Slack isn't new, and if you read what I write, you probably already know what it is - but in case you don't: it's group chat. Okay, it's fancy group chat. It's built so well with just the right kind of niceties to make its use a pleasure. An increasing number of teams and companies are using Slack for collaboration in the workplace, but not around my office.

Essentially fed by increasing frustration with Twitter, I've noticed a number of people start up Slack Teams to share with friends. I've been invited to a few of them myself, and the whole thing has been pretty refreshing. Because they're not public, there's far less fear of words/images/links reflecting poorly on everybody. It's already a warm audience, so engagement isn't measured in likes or retweets, rather in the very human way that we all prefer: we talk to each other. Conversations!

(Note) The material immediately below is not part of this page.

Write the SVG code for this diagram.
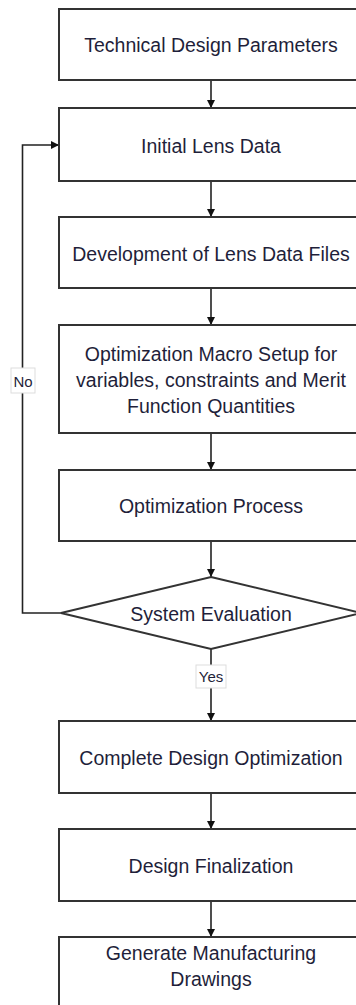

It's not all perfect, of course. These are fairly closed rooms. Some have shared admin/invitation control, some do not, and either scenario has its risks. Does the team remain exclusive and private? Does the fun vibe of a small conversation get diluted or ruined entirely as the chatter increases to a hard-to-follow roar? Slack has a few things built-in that should, in theory, mitigate the latter. You can easily have private conversations with individuals, or create channels within a team for particular subjects or whatever.

I don't want to worry too much about where it's going, though. For now, it's super fun to use something truly social on the internet again. It's not about exposure, or having people follow my links, or any of that crap. It's people, conversing.